Transcribe all of the records word for word, but omit the pictures.

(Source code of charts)
----

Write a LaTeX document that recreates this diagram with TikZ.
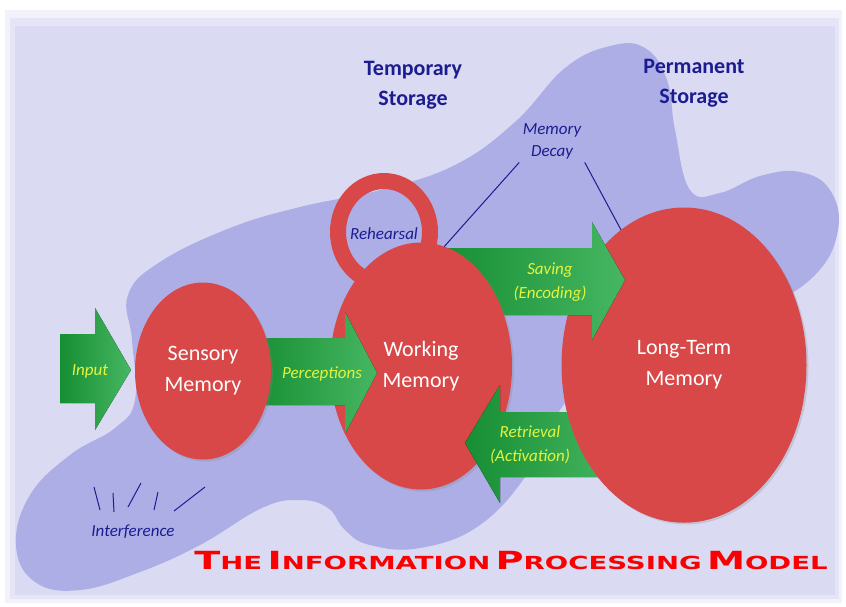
\documentclass[tikz,border=0pt]{standalone}
\usepackage{fontspec}
\setmainfont{Carlito}
\newfontfamily\titlefont{DejaVu Sans}
\usetikzlibrary{shapes.geometric,shadows}
\definecolor{pagebg}{RGB}{218,218,243}
\definecolor{blob}{RGB}{174,174,230}
\definecolor{memred}{RGB}{216,72,72}
\definecolor{greendark}{RGB}{22,142,50}
\definecolor{greenlight}{RGB}{70,182,98}
\definecolor{labelyellow}{RGB}{228,244,62}
\definecolor{navy}{RGB}{28,28,145}
\definecolor{titlered}{RGB}{250,0,0}
\newcommand\capword[2]{{\fontsize{25}{25}\selectfont #1}{\fontsize{18}{18}\selectfont #2}}
\tikzset{
  memory/.style={ellipse, fill=memred, text=white, align=center, inner sep=0pt, outer sep=0pt,
    font=\fontsize{22}{31}\selectfont,
    drop shadow={shadow xshift=2pt, shadow yshift=-2pt, opacity=0.25}},
  flowarrow/.style={left color=greendark, right color=greenlight},
  flowlabel/.style={text=labelyellow, align=center, font=\fontsize{17}{24}\selectfont\itshape},
  storelabel/.style={text=navy, align=center, font=\fontsize{22}{30}\selectfont\bfseries},
  notelabel/.style={text=navy, align=center, font=\fontsize{17}{22}\selectfont\itshape},
  noteline/.style={navy, line width=1pt},
}
\begin{document}
\begin{tikzpicture}[x=1pt,y=-1pt]
\useasboundingbox (0,0) rectangle (846,606);
% page
\fill[white] (0,0) rectangle (846,606);
\fill[pagebg!35] (5,10) rectangle (842,603);
\fill[pagebg!70] (10,18) rectangle (839,599);
\fill[pagebg] (15,26) rectangle (835,595);
% storage area
\fill[blob] plot[smooth cycle, tension=0.7] coordinates {
  (300,207) (380,190) (455,165) (515,122) (565,68) (610,46) (645,48) (667,80)
  (675,130) (690,190) (720,193) (760,176) (800,172) (830,190) (838,230) (815,275)
  (760,310) (680,345) (600,370) (560,410) (530,470) (480,525) (420,548) (370,545)
  (345,530) (328,508) (300,500) (262,508) (200,545) (140,572) (80,590) (35,582)
  (16,545) (30,495) (70,455) (115,428) (135,400) (132,340) (128,295) (160,262) (230,228)};
% rehearsal loop
\draw[memred, line width=16pt] (384,232) ellipse [x radius=46, y radius=51];
\node[memory, minimum width=245pt, minimum height=315pt] (longterm) at (684,365) {Long-Term\\Memory};
\fill[flowarrow] (435,248) -- (592,248) -- (592,222) -- (625,280) -- (592,340) -- (592,315) -- (435,315) -- cycle;
\node[memory, minimum width=182pt, minimum height=247pt] (working) at (421,366) {Working\\Memory};
\fill[flowarrow] (620,412) -- (500,412) -- (500,385) -- (465,443) -- (500,503) -- (500,477) -- (620,477) -- cycle;
\begin{scope}
  \clip (560,400) rectangle (820,530);
  \fill[memred] (longterm.center) ellipse [x radius=122.5, y radius=157.5];
\end{scope}
\fill[flowarrow] (250,338) -- (345,338) -- (345,312) -- (377,373) -- (345,434) -- (345,405) -- (250,405) -- cycle;
\node[memory, minimum width=136pt, minimum height=177pt] (sensory) at (203,371) {Sensory\\Memory};
\fill[flowarrow] (60,334) -- (95,334) -- (95,308) -- (131,370) -- (95,430) -- (95,403) -- (60,403) -- cycle;
% labels
\node[flowlabel] (input) at (90,371) {Input};
\node[flowlabel] (perc) at (322,374) {Perceptions};
\node[flowlabel] (saving) at (550,282) {Saving\\(Encoding)};
\node[flowlabel] (retrieval) at (530,445) {Retrieval\\(Activation)};
\node[storelabel] (temp) at (413,85) {Temporary\\Storage};
\node[storelabel] (perm) at (694,83) {Permanent\\Storage};
\node[notelabel] (decay) at (552,141) {Memory\\Decay};
\node[notelabel] (rehearsal) at (384,234) {Rehearsal};
\node[notelabel] (interf) at (133,532) {Interference};
\draw[noteline] (decay.south west) -- (working.79);
\draw[noteline] (decay.south east) -- (longterm.115);
\foreach \xa/\ya/\xb/\yb in {94/487/100/510, 113/493/114/512, 141/483/128/507, 158/492/154/510, 205/487/174/511}
  \draw[noteline] (\xa,\ya) -- (\xb,\yb);
% title
\node[text=titlered, font=\titlefont\bfseries] (title) at (511,561)
  {\scalebox{1.53}[1]{\capword{T}{HE} \capword{I}{NFORMATION} \capword{P}{ROCESSING} \capword{M}{ODEL}}};
\end{tikzpicture}
\end{document}
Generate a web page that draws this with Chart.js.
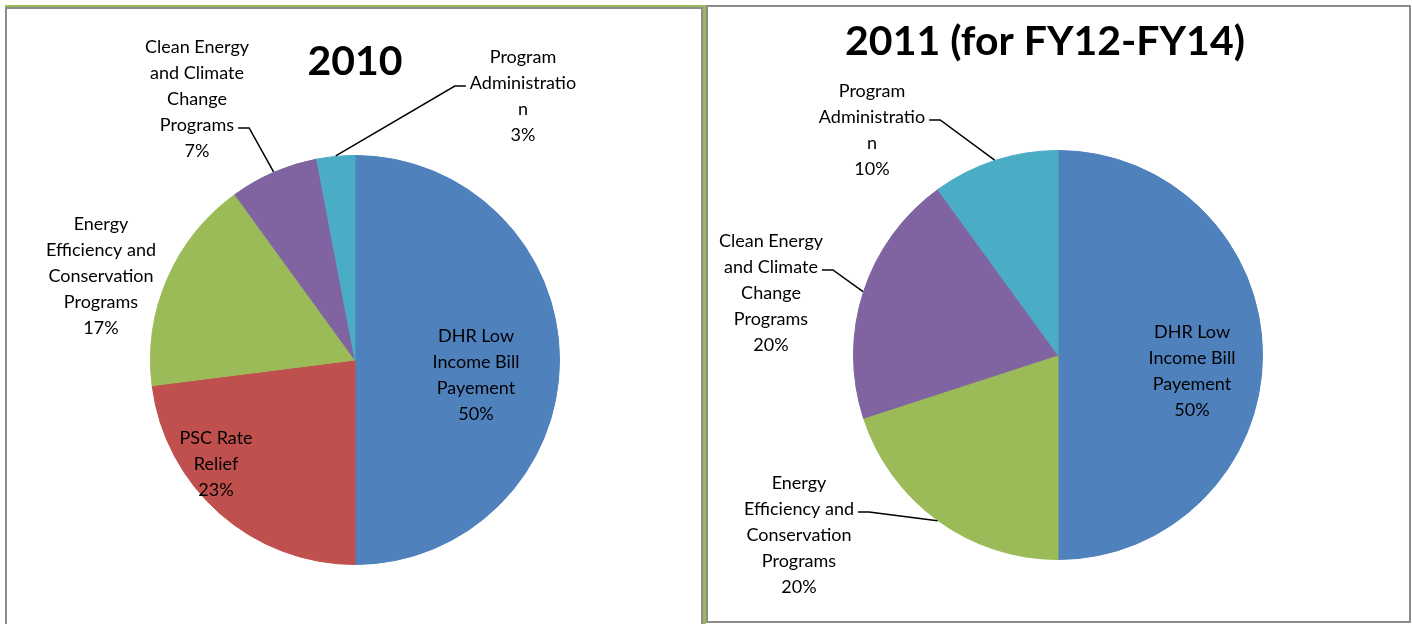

----

→ **Problem solution**:
Write a LaTeX document that recreates this diagram with TikZ.
\documentclass[tikz,border=0pt]{standalone}
\usepackage{fontspec}
\setmainfont{Carlito}
\newfontfamily\titlefont{DejaVu Sans}
\usetikzlibrary{shapes.geometric,shadows}
\definecolor{pagebg}{RGB}{218,218,243}
\definecolor{blob}{RGB}{174,174,230}
\definecolor{memred}{RGB}{216,72,72}
\definecolor{greendark}{RGB}{22,142,50}
\definecolor{greenlight}{RGB}{70,182,98}
\definecolor{labelyellow}{RGB}{228,244,62}
\definecolor{navy}{RGB}{28,28,145}
\definecolor{titlered}{RGB}{250,0,0}
\newcommand\capword[2]{{\fontsize{25}{25}\selectfont #1}{\fontsize{18}{18}\selectfont #2}}
\tikzset{
  memory/.style={ellipse, fill=memred, text=white, align=center, inner sep=0pt, outer sep=0pt,
    font=\fontsize{22}{31}\selectfont,
    drop shadow={shadow xshift=2pt, shadow yshift=-2pt, opacity=0.25}},
  flowarrow/.style={left color=greendark, right color=greenlight},
  flowlabel/.style={text=labelyellow, align=center, font=\fontsize{17}{24}\selectfont\itshape},
  storelabel/.style={text=navy, align=center, font=\fontsize{22}{30}\selectfont\bfseries},
  notelabel/.style={text=navy, align=center, font=\fontsize{17}{22}\selectfont\itshape},
  noteline/.style={navy, line width=1pt},
}
\begin{document}
\begin{tikzpicture}[x=1pt,y=-1pt]
\useasboundingbox (0,0) rectangle (846,606);
% page
\fill[white] (0,0) rectangle (846,606);
\fill[pagebg!35] (5,10) rectangle (842,603);
\fill[pagebg!70] (10,18) rectangle (839,599);
\fill[pagebg] (15,26) rectangle (835,595);
% storage area
\fill[blob] plot[smooth cycle, tension=0.7] coordinates {
  (300,207) (380,190) (455,165) (515,122) (565,68) (610,46) (645,48) (667,80)
  (675,130) (690,190) (720,193) (760,176) (800,172) (830,190) (838,230) (815,275)
  (760,310) (680,345) (600,370) (560,410) (530,470) (480,525) (420,548) (370,545)
  (345,530) (328,508) (300,500) (262,508) (200,545) (140,572) (80,590) (35,582)
  (16,545) (30,495) (70,455) (115,428) (135,400) (132,340) (128,295) (160,262) (230,228)};
% rehearsal loop
\draw[memred, line width=16pt] (384,232) ellipse [x radius=46, y radius=51];
\node[memory, minimum width=245pt, minimum height=315pt] (longterm) at (684,365) {Long-Term\\Memory};
\fill[flowarrow] (435,248) -- (592,248) -- (592,222) -- (625,280) -- (592,340) -- (592,315) -- (435,315) -- cycle;
\node[memory, minimum width=182pt, minimum height=247pt] (working) at (421,366) {Working\\Memory};
\fill[flowarrow] (620,412) -- (500,412) -- (500,385) -- (465,443) -- (500,503) -- (500,477) -- (620,477) -- cycle;
\begin{scope}
  \clip (560,400) rectangle (820,530);
  \fill[memred] (longterm.center) ellipse [x radius=122.5, y radius=157.5];
\end{scope}
\fill[flowarrow] (250,338) -- (345,338) -- (345,312) -- (377,373) -- (345,434) -- (345,405) -- (250,405) -- cycle;
\node[memory, minimum width=136pt, minimum height=177pt] (sensory) at (203,371) {Sensory\\Memory};
\fill[flowarrow] (60,334) -- (95,334) -- (95,308) -- (131,370) -- (95,430) -- (95,403) -- (60,403) -- cycle;
% labels
\node[flowlabel] (input) at (90,371) {Input};
\node[flowlabel] (perc) at (322,374) {Perceptions};
\node[flowlabel] (saving) at (550,282) {Saving\\(Encoding)};
\node[flowlabel] (retrieval) at (530,445) {Retrieval\\(Activation)};
\node[storelabel] (temp) at (413,85) {Temporary\\Storage};
\node[storelabel] (perm) at (694,83) {Permanent\\Storage};
\node[notelabel] (decay) at (552,141) {Memory\\Decay};
\node[notelabel] (rehearsal) at (384,234) {Rehearsal};
\node[notelabel] (interf) at (133,532) {Interference};
\draw[noteline] (decay.south west) -- (working.79);
\draw[noteline] (decay.south east) -- (longterm.115);
\foreach \xa/\ya/\xb/\yb in {94/487/100/510, 113/493/114/512, 141/483/128/507, 158/492/154/510, 205/487/174/511}
  \draw[noteline] (\xa,\ya) -- (\xb,\yb);
% title
\node[text=titlered, font=\titlefont\bfseries] (title) at (511,561)
  {\scalebox{1.53}[1]{\capword{T}{HE} \capword{I}{NFORMATION} \capword{P}{ROCESSING} \capword{M}{ODEL}}};
\end{tikzpicture}
\end{document}
Generate a web page that draws this with Chart.js.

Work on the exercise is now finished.